Another view of the Darwen tram ready for its journey. Note the cart loading newspapers aboard. The Telegraph was transported by tram in those days to newsagents along the route. The photograph shows the Boulevard and Railway Station as they were in July 1938.
Blackburn Tram number 69 on the Boulevard ready for the Darwen trip.  This photograph was taken in about 1946 and the tram is beginning to look beleagured, a little anachronistic, with buses all around it.
In the background is the Northern Daily Telegraph building.  The Morrison's supermarket complex now stands there.   
A Darwen tram waiting on the Boulevard. The date of this photograph is about 1938. Note the cabmen's shelter to the left. This was donated by a local business man
© Priestly - terms ​and conditions

On our way at last! A Darwen bound tram (fully enclosed) sets off down Railway Road past the Telegraph Building and the Transport Offices before turning into Church Street. The date of this photograph is circa 1938.  Salford Bridge is in the background.

Blackburn tram coming up Church Street from Salford just after the war circa 1946. On the left are Wright's Dyers and Cleaners, Stirrup's Boot Dealers and Mason's Blanket Shop. Patrons of Mason's may recall how money tendered for goods was sent to the cashier via a cylinder that ran along the ceiling. A similar system was in operation at the Co-op Emporium

Passengers boarding the tram for Darwen outside the General Post Office. This is an open top tram of the 36-75 class. The photograph was taken in about 1912.
A fully enclosed Darwen tram coming down Darwen Street c.1938.  Stanworth's umbrella and walking stick manufacturers are on the left.  On the right is the Merchants Hotel.

© R. J. S. Wiseman - terms and conditions​

A Blackburn tram at the junction of Darwen Street and Jubilee Street in about 1947.  Trams returning from Darwen turned right here for the Boulevard.  All tram routes in Blackburn followed a return route which was different from the outward one.

A Blackburn Tram approaching the Railway Bridge in Darwen Street. The date is about 1936. Edmondson's furniture shop is on the right and Queen's Hall can be seen in the distance. The tram tracks on the right led to Queen's Park.
© R. J. S. Wiseman - terms and conditions​
Blackburn tram number 64 is heading back to the Boulevard, just about to go under the railway bridge.  Unusually we have a precise date for this photograph, 18th July 1948.  The buildings on the right have been demolished to make way for a new road junction.  Among them was S. and G's motorbike shop.

© Frederic N. T. Loyd-Jones - terms and conditions 

This is a post war shot of Bolton Road looking towards town and taken about 1948. On the left are Devine's tailor's shop, Smith's tobacconist's and the Savoy Cinema, now derelict. The buildings on the right are gone, replaced by a dual carriageway.

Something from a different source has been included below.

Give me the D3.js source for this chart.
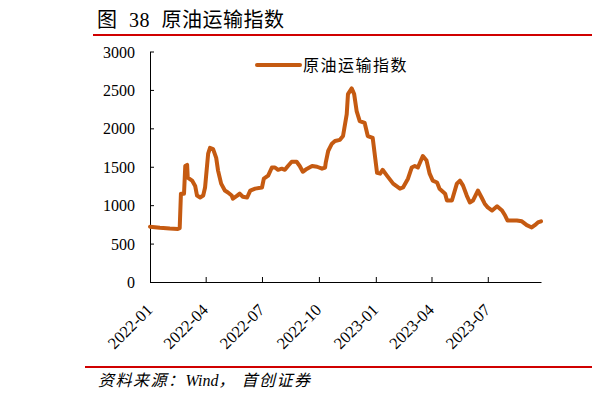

Notice the inter-laced tram track with crossover which is quite a unique feature.

Bolton Road again a little nearer the Infirmary, again looking towards Blackburn and again about 1948.  The Blackburn tram number 74 is negotiating the interlaced track over the canal bridge.  This feature was necessary to prevent two trams crossing the bridge together; their combined weight would have been too much. 
Lower Hollin Bank Street is on the left with Mrs. Cutler and Mrs. Ingham's fried fish shop, Sewell's boot repairers, the Horse Load Inn and, further down, Wellington Mill.
Our Blackburn tram has arrived outside the Infirmary, again it is about 1948.  Infirmary Street is on the right, with the chimney of Infirmary Mill visible beyond.  The chimney on the right is that of Armenia Mill.  Mills proliferated all along the line of the Leeds-Liverpool canal.